__SET PROBLEM__
Omit pictures and quote the listing below line by line, from its start through the line that holds "import plotly.graph_objects as go".

__MATERIAL__

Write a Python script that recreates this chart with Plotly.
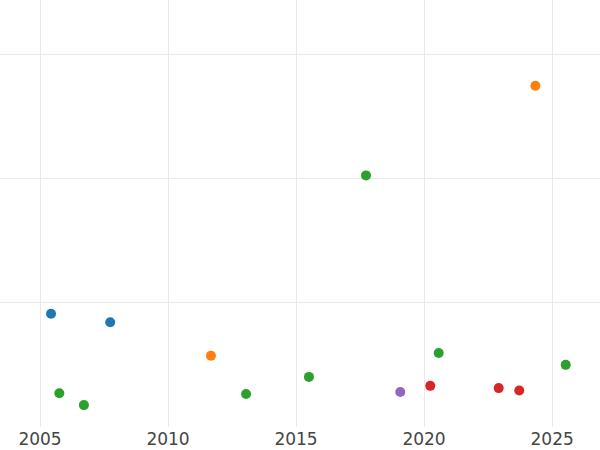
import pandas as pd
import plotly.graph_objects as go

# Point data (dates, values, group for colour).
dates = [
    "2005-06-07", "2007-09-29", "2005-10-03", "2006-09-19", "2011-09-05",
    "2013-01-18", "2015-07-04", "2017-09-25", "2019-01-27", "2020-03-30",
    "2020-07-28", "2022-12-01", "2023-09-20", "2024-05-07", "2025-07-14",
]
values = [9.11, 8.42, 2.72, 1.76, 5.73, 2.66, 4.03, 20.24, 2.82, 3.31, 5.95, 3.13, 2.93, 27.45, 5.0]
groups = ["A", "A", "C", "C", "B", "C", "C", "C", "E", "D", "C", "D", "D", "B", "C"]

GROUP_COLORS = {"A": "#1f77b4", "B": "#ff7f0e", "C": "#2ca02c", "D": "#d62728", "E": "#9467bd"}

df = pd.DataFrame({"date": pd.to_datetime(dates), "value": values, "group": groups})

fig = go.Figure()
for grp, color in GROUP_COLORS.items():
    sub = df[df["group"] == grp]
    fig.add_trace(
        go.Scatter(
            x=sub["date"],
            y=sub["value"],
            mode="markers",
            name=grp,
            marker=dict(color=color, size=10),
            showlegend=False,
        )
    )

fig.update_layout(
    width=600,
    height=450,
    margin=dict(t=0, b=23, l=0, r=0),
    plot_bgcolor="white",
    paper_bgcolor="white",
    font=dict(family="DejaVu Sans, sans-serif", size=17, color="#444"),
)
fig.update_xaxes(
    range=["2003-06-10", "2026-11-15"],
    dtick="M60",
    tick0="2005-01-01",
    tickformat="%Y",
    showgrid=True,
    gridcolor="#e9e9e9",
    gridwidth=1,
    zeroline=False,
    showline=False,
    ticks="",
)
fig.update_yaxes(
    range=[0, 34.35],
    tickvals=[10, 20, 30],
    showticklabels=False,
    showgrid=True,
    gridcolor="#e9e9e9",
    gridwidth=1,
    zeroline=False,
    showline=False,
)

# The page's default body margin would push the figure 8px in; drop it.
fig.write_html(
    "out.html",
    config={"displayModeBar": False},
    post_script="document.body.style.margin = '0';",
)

__OUTPUT__
Write a Python script that recreates this chart with Plotly.
import pandas as pd
import plotly.graph_objects as go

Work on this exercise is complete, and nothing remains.